CHERRY HILL — On the evening of Dec. 1, Bishop Dennis Sullivan gathered with Catholic and Jewish leaders at Temple Emanuel here for a Catholic-Jewish Commission Community Symposium on “Fifty Years since Nostra Aetate: A Journey of Friendship.”
The occasion commemorated the 50th anniversary of the landmark Second Vatican Council Document, Declaration on the Relationship of the Church to Non-Christian Religions (Nostra Aetate). Promulgated by Pope Paul VI on Oct. 28, 1965, it states that the Catholic Church rejects nothing that is true and holy in non-Christian religions, and called for an end to anti-Semitism and discrimination.
The evening was sponsored by the Diocese of Camden, the Jewish Community Relations Council (JCRC) of Southern New Jersey, and the Catholic-Jewish Commission.
Addressing a packed audience, Bishop Sullivan expressed his pleasure “to continue to celebrate the close ties of friendship and respect that Catholics and Jews share here in South Jersey” due to Nostra Aetate, which “inaugurated a new era of positive relationship and engagement.”
“The blossoming of the sweet fruit of Nostra Aetate continues to bring hope and concord to all God’s children, especially Jewish and Catholic. May we continue the good work begun in interfaith rapprochement by Nostra Aetate and bring it to fruition in the Kingdom of God!” he said.
The bishop’s remarks came before a detailed discussion of the historical relations between the Catholic and Jewish community and Nostra Aetate’s impact, led by two scholars: Dr. Philip A. Cunningham, professor of theology and director of the Institute for Jewish-Catholic Relations of Saint Joseph’s University in Philadelphia, and Dr. Ruth N. Sandberg, Leonard and Ethel Landau Professor of Rabbinics at Gratz College in Elkins Park, Pa.
The night ended with a reception in the social hall, where guests could see a small photo gallery of Pope Francis’ recent trip to the Holy Land last May.

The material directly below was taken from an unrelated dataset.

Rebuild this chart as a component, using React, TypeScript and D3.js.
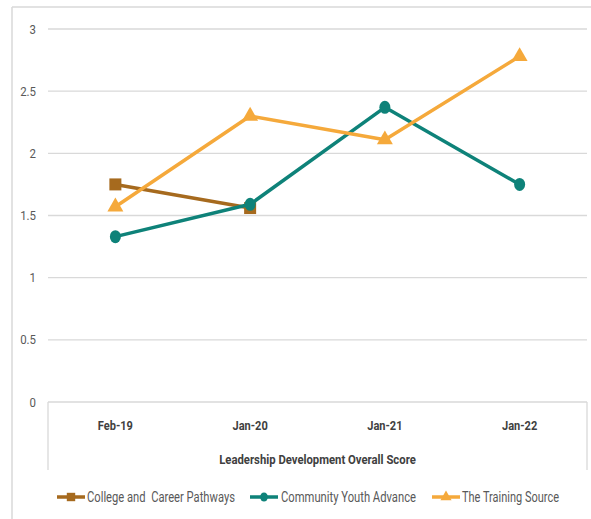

Bishop Sullivan’s visit to Temple Emanuel is his second one in two months. On Oct. 16, he delivered an address during a Shabbat Service and detailed Holocaust education in the diocese’s Catholic schools.
Rabbi Jerome David, senior rabbi of Temple Emanuel, said, “It’s very important to have the right leader who carries on this mission (of building bridges between Catholics and Jews), and Bishop Sullivan is that leader.”
Remarking on the upcoming celebration of Hanukkah — the eight-day Jewish Feast of Lights — Rabbi David called Bishop Sullivan “a light, and an inspiration. He is giving light to all of us.”
David Snyder, executive director of JCRC, called the evening a “shining example of faith communities working together and partnering with one another.
“In these troubling times, for people to get to know one another and learn what binds us, rather than what separates us, is vitally important,” he said.